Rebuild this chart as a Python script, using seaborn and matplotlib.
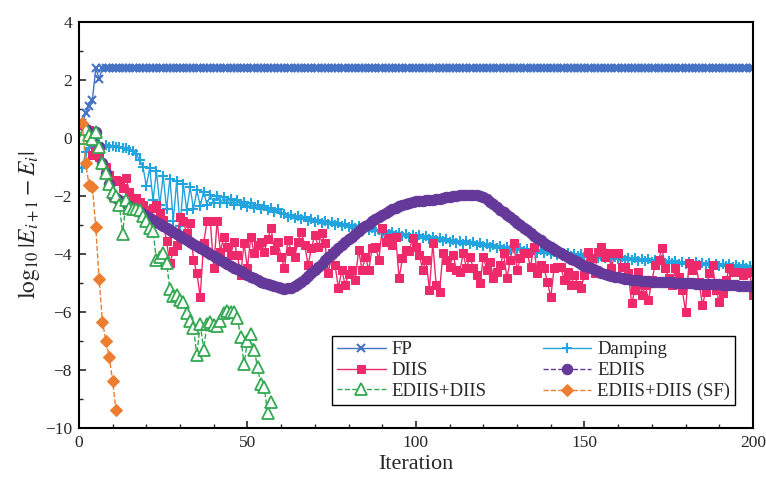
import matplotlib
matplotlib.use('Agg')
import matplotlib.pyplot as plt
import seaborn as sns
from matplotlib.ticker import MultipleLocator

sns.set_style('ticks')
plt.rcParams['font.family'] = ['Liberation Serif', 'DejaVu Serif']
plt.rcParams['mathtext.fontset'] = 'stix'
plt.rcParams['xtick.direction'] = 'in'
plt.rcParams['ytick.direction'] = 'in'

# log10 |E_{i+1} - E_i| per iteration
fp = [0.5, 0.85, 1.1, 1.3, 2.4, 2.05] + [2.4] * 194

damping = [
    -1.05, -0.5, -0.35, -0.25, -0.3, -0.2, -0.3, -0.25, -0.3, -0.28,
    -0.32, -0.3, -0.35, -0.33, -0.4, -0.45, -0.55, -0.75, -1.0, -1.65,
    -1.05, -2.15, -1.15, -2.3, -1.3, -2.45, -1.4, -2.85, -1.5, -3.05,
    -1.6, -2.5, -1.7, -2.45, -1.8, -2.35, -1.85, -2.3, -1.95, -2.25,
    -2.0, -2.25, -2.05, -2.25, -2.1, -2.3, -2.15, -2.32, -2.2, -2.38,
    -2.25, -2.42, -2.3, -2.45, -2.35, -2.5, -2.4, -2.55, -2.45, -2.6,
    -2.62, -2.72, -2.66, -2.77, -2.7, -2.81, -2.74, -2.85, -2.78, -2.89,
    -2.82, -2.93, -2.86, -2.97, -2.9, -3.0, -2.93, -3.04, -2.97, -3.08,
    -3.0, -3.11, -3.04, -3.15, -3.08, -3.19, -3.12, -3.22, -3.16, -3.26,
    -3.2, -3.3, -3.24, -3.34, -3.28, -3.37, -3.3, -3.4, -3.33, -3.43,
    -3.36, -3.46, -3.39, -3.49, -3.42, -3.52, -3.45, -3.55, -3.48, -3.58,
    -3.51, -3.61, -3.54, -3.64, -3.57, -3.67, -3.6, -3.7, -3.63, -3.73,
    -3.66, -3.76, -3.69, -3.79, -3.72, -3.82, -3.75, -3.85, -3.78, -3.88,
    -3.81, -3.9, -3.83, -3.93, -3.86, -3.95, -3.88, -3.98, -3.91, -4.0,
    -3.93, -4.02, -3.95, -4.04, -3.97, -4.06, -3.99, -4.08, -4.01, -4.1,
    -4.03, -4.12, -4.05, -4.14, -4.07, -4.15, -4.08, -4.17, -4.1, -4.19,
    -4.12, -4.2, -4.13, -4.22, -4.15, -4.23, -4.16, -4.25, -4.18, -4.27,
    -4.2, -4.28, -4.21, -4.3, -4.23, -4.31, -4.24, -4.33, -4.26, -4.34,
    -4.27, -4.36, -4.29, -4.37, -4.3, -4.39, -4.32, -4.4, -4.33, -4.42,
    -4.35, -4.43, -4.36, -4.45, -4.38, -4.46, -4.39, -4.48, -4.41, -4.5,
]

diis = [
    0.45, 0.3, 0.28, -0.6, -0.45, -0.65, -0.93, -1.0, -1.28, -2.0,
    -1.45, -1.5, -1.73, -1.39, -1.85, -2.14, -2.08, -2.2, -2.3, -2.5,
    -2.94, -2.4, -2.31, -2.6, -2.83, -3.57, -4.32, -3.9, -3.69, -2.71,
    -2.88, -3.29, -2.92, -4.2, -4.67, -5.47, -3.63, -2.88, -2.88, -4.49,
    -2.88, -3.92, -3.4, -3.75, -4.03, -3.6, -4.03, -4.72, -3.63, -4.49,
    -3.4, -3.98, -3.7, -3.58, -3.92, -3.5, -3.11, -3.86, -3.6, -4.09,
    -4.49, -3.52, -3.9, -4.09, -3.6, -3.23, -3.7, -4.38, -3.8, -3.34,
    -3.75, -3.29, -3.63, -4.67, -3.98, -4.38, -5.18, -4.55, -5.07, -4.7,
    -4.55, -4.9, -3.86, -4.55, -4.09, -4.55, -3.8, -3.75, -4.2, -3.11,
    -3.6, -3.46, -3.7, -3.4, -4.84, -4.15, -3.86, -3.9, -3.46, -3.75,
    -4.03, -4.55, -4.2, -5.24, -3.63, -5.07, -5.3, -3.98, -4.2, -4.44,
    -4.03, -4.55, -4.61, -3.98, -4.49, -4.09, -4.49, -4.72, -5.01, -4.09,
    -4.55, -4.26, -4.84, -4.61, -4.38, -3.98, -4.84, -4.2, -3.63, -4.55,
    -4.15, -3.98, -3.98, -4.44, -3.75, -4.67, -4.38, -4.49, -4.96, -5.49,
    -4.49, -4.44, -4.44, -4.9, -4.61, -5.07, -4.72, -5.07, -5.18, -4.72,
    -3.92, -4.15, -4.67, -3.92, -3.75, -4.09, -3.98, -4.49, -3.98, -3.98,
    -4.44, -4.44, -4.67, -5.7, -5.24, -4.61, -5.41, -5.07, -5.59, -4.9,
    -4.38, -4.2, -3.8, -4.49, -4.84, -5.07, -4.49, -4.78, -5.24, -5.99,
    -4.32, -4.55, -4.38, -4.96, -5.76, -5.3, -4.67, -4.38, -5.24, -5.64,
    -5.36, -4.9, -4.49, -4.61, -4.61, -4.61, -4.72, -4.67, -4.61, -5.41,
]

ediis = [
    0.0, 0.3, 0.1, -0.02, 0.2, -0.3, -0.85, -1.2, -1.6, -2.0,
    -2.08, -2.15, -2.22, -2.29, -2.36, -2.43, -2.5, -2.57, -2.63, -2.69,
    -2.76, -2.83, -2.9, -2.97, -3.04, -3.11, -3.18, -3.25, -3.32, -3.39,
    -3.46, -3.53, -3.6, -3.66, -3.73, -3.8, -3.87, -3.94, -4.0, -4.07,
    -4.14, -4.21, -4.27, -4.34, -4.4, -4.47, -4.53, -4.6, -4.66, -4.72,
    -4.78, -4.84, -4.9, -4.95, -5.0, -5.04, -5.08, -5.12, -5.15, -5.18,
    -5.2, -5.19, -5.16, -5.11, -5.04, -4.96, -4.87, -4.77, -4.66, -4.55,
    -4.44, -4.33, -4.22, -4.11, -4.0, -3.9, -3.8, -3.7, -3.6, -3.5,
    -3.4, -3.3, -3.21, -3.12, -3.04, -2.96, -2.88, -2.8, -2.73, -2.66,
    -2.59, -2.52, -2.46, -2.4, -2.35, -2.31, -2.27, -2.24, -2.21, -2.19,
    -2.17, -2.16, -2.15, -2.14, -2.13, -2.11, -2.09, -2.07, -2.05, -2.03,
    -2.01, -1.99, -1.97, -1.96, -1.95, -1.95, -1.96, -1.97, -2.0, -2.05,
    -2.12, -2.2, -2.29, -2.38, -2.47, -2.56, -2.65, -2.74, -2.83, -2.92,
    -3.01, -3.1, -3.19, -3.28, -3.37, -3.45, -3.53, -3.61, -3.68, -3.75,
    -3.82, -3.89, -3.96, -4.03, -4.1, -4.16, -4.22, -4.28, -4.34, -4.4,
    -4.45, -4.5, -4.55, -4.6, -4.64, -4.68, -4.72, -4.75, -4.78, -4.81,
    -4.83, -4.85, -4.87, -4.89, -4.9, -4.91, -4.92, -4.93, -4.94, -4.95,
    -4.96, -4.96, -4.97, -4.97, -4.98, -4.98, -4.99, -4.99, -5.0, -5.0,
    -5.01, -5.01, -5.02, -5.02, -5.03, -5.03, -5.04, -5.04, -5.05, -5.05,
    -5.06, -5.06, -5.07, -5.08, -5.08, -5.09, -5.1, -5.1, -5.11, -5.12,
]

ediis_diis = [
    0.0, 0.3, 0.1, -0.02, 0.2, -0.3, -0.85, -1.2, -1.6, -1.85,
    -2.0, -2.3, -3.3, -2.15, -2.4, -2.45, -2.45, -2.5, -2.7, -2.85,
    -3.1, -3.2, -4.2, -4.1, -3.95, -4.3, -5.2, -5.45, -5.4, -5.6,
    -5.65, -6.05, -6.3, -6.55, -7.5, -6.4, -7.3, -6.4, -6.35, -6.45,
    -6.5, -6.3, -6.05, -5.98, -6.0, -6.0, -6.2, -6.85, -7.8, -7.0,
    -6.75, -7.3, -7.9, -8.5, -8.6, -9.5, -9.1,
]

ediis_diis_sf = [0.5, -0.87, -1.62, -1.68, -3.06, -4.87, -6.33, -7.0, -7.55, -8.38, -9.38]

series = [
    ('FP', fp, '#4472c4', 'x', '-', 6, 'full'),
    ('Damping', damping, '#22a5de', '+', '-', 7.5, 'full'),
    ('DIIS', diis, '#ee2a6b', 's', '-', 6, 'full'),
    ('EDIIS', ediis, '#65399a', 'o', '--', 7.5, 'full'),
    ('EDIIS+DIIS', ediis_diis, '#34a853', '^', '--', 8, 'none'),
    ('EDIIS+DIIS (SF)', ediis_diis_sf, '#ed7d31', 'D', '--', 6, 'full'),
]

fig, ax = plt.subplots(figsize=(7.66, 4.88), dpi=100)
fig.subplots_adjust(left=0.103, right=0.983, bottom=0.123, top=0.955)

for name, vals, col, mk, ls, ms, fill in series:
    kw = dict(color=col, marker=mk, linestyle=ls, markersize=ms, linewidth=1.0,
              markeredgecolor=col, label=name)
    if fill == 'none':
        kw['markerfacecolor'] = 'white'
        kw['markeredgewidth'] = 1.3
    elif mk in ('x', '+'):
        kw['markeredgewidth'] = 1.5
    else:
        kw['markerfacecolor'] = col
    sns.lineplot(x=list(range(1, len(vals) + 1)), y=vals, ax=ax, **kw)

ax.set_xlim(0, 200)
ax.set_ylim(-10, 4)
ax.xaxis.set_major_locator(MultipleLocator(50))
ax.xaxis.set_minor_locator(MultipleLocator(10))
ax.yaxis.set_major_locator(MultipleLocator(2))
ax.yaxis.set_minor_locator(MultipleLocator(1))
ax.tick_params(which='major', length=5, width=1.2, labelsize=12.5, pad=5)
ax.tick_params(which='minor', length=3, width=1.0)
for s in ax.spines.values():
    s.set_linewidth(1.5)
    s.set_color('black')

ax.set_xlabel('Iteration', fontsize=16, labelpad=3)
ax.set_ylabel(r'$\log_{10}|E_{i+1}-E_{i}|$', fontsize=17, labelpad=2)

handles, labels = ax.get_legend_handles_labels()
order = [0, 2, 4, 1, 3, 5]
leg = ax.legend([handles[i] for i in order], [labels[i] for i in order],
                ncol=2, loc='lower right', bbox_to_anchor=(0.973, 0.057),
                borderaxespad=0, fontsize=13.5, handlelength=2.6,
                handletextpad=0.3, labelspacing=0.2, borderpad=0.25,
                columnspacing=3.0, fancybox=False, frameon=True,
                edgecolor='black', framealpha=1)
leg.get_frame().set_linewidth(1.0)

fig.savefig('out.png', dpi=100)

- WRITTEN INSTRUCTION:
Copy whichever lines in the listing above contain the word "seaborn".

- ANSWER TO THIS EXERCISE:
Rebuild this chart as a Python script, using seaborn and matplotlib.
import seaborn as sns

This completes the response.